Why trust the paper? In my eyes print media has lost a lot of credbility in recent years. There is a lot of garbage and low quality content on the internet for sure, but there is also far more quality content and information. Newspapers have "editorial" constraints. They kill stories that don't please their backers. In many cases their editorial policy is completely controlled by local bureacrats and corrupt politicians or other community "leaders." They work for the political class at the expense of "regular" people. The information presented is strongly filtered.

For the most part, Print Media is about the consolidation of power and the status quo. Print journalists enjoy their status and the protectionism afforded by their "credentials." They are good at presenting false dilemmas and the illusion of A or B "choices." Print Media ignores or erases important facts and participants from stories. They blame it on lack of resources and limited column inches. That doesn't happen on the internet. You get the full story. You may get multiple versions and some false stories, but you will find the full story.

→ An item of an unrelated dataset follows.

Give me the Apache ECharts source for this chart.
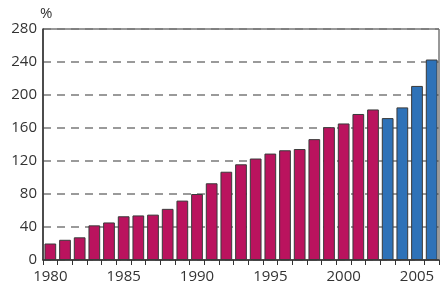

If 4 political candidates participate in a debate, your local paper will probably have a story titled something like " Candidate A Debates Candidate B." Candidates C and D aren't mentioned. They are probably even cropped out of or simply erased from pictures. If they are mentioned at all, it's " Mr. B and Mr. C were also present", preceeded by 2 pages of fawning over Mr. A and Mr. B. Most likely Candidates A and B essentially agree on 90% of all issues. B and C present the only alternative positions or any nuance whatsoever, but the paper ingores their existence. Why? "Bloggers" don't do this. And that's why corrupt politicians hate bloggers. I guess they aren't bought off like "reputable" journalists.

Many news papers deliver a shitty product. If the market rejects that product, I consider that justice.

Do newspapers deserve to die? I'm sure some do. That's life. Many can survive if they really want to. It may not be in their present form and they will have cuts and layoffs. Perhaps they have strong brands that can translate to other forms of media or entirely new business models. Maybe the printed paper becomes a marketing tool to drive traffic to their websites, where the real content exists and the real money is made ( if they know what they are doing). They could explore different subscription models and levels. Offer free web content with premium access for subscribers, PDF-only paper delivery options, hybrid paper/premium online subscriptions. Encourage community participation. Have blogs ( real ones have comments), forums, wikis,etc. Don't shut out valuable contributions due to arbitrary "credentials." Investigate stories- don't be the de facto PR firm for the local government. Good journalists can make it online. They can make it anywhere. Get clients to transfer their advertising to your websites. Be creative. Give them value. If car dealers, realtors, plumbers, and roofers are buying ads in your paper, sell them targeted internet ads. Show them value and make money. If you don't know, ask somebody. That's what we do "on the internet."

But don't blame the internet for killing your business. You did a good enough job of that yourselves.

In the meantime if I want to read something, I'm using the net. Everything is there, ( mostly) unfiltered. If I want to know who won the game, my town council election results in real-time, driving directions to my son's friend's birthday party, recipes for dinner tonight, how to fix my garbage disposal, it's all there. The most I can expect out of a newspaper is occasionally learning about something to research online later.

By the way, I just found a local contractor for a home repair. Did I find him in the local paper? No. Yellow Pages? No. Geo-targeted Google Ads. If the local paper had any clue what they were doing, those ad dollars could have been theirs. The revenue is there, especially when you figure out you don't need all the overhead.

1 comment:

  1. Ya know if you posted like this once or twice a day instead of once every couple months then this site just might be successful.